- [Data excerpts]:
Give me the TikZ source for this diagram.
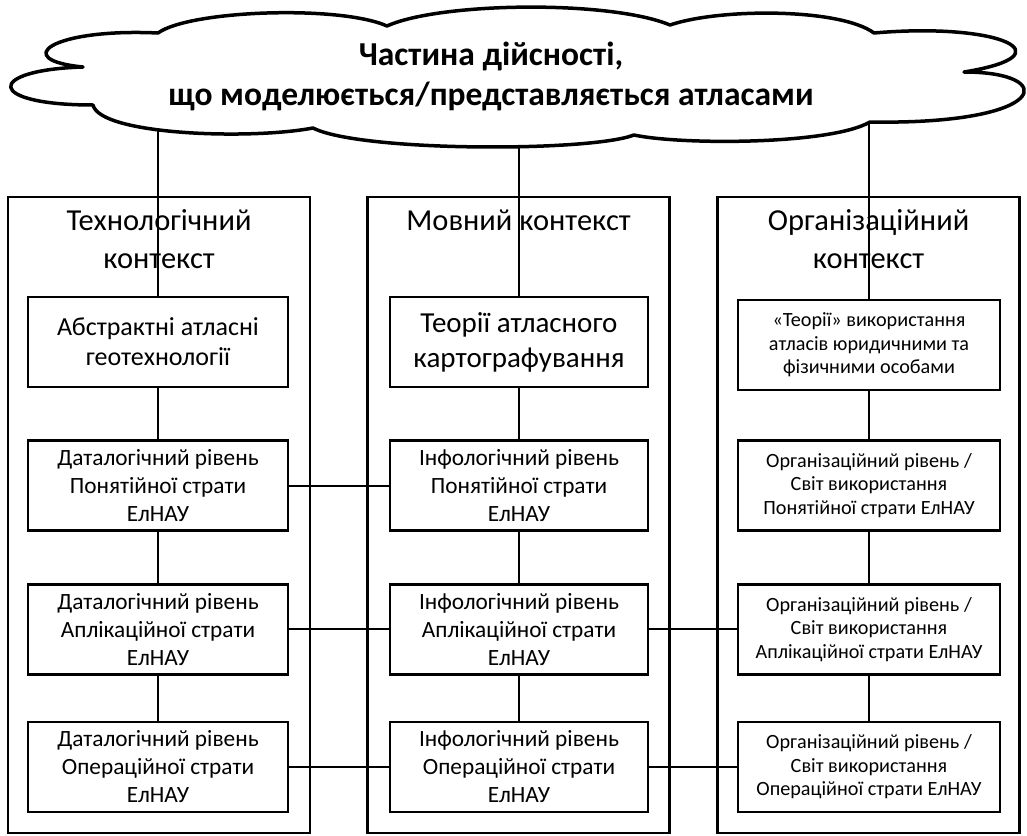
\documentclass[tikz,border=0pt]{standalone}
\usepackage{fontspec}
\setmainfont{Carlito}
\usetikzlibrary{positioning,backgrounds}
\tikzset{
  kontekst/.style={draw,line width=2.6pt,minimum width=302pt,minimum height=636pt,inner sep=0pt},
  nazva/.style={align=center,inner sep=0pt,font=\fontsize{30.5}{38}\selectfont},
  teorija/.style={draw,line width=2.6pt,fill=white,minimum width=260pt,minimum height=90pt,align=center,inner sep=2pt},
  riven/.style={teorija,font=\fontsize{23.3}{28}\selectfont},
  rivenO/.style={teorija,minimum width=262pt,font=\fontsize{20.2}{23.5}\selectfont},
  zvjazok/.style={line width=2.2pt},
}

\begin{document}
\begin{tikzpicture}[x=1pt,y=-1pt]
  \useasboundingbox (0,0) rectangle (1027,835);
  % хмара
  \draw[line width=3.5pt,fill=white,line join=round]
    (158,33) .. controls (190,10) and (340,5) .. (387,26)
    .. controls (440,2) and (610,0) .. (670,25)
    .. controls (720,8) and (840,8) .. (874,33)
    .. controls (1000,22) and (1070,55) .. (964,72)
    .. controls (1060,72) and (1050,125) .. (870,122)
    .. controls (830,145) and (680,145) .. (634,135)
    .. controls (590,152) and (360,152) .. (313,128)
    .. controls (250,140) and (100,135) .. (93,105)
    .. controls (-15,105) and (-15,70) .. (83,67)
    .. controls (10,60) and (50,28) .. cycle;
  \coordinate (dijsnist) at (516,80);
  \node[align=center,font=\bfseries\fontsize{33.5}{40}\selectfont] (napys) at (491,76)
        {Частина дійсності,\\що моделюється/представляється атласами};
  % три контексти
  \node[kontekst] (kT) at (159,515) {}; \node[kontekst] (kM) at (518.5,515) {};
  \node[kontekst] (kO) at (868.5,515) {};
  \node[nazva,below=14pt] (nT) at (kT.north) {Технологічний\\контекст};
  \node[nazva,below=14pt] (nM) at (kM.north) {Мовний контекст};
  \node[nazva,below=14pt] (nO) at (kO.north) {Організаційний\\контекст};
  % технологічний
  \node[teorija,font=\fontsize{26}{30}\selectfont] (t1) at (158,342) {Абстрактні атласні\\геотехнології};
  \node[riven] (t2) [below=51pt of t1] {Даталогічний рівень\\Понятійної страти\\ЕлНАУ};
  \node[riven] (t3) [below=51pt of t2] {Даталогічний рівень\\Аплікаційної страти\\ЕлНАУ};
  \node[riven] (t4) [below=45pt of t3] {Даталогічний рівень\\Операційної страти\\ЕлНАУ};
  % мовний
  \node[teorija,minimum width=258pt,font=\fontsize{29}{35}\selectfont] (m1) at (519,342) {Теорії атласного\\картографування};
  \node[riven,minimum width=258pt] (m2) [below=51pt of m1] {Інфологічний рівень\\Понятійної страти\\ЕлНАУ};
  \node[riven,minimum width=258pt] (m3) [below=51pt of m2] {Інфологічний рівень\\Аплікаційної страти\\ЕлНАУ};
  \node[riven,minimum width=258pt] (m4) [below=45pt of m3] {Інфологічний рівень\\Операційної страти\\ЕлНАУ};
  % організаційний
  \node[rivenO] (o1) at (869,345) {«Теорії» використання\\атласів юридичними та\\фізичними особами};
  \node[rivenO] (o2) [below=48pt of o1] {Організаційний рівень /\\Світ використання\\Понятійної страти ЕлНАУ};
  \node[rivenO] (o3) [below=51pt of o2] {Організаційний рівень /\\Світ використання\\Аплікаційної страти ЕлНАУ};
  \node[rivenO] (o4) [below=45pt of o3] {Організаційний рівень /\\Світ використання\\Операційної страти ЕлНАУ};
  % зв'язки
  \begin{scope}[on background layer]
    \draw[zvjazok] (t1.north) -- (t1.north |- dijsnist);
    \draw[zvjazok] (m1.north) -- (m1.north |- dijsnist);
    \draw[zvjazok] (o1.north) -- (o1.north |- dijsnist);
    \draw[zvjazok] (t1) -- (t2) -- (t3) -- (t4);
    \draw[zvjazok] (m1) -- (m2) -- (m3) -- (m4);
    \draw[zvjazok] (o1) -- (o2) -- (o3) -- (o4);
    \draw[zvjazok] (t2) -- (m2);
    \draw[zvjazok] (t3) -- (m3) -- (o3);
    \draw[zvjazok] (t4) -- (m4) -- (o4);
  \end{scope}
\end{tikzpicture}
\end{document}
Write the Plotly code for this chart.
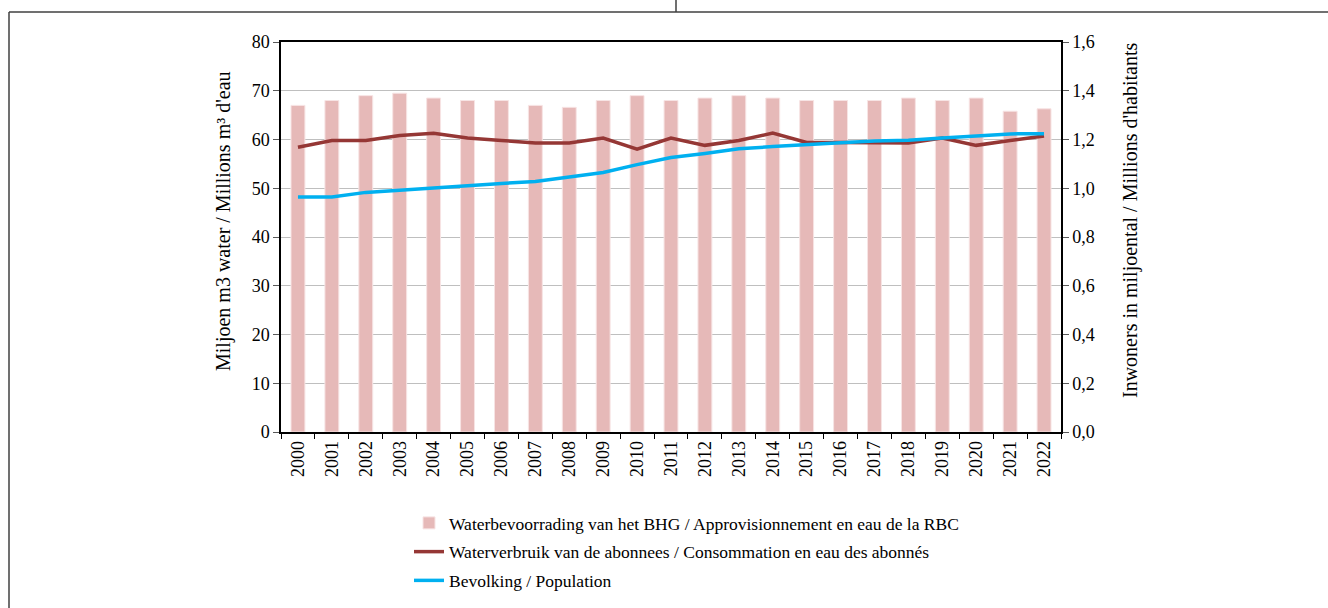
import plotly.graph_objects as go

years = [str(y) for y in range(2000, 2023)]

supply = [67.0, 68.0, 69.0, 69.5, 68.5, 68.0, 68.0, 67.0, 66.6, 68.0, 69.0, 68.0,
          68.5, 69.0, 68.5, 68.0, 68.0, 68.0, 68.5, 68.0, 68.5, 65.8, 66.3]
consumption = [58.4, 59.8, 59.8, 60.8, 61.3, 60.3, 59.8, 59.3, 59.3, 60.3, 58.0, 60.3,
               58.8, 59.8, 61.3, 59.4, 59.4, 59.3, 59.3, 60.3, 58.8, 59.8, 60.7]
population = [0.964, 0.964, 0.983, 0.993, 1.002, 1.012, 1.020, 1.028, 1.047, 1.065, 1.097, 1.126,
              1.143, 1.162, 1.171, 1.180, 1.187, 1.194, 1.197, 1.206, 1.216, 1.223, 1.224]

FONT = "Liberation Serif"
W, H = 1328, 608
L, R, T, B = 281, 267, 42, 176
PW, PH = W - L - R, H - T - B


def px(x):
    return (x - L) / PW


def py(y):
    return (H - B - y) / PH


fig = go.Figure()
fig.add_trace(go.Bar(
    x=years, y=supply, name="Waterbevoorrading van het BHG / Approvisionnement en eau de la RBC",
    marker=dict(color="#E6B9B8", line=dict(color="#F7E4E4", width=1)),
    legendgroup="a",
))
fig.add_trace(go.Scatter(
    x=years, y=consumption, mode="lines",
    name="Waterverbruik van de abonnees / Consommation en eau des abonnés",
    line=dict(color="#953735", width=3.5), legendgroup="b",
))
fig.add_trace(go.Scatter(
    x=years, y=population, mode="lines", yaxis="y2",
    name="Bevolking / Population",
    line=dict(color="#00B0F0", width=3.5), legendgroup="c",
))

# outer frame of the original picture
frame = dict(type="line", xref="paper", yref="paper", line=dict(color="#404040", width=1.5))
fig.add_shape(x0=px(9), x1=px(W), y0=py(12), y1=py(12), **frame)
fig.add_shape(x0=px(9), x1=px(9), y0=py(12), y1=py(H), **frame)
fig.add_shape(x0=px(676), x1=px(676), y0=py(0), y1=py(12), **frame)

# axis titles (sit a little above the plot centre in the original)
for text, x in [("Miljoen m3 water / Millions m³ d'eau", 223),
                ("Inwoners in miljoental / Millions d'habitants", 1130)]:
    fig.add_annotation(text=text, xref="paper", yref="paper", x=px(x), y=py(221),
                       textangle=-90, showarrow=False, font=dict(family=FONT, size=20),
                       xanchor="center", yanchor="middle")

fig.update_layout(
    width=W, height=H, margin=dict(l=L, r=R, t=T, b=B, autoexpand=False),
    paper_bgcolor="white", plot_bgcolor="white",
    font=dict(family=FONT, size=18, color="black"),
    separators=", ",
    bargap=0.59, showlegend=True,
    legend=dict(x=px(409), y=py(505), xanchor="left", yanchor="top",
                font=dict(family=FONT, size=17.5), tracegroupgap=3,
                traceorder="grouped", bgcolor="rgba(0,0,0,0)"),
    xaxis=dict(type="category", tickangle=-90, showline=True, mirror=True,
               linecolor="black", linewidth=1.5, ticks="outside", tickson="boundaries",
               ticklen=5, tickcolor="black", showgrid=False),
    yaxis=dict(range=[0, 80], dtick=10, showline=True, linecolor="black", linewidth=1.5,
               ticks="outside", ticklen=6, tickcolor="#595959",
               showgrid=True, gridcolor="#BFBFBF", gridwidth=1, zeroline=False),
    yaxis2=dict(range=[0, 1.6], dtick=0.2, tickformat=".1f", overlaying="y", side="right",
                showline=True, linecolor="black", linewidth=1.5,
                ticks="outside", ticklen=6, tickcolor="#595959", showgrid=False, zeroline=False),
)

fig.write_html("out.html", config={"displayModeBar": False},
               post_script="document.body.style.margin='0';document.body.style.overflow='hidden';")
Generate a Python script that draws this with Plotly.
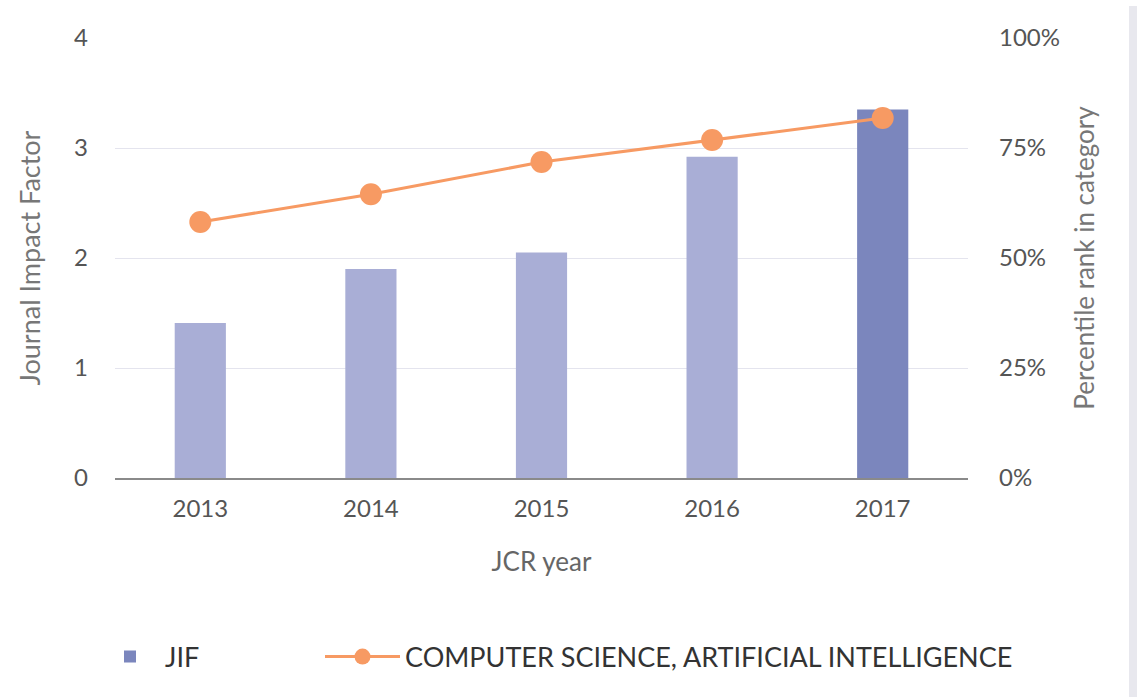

- [Your objective]: From the entries above, copy exactly the lines starting at the one with "Write the Plotly code for this chart." and stopping at the one with "years = [str(y) for y in range(2000, 2023)]", keeping both ends. Drop the pictures.

- [Exercise result]:
Write the Plotly code for this chart.
import plotly.graph_objects as go

years = [str(y) for y in range(2000, 2023)]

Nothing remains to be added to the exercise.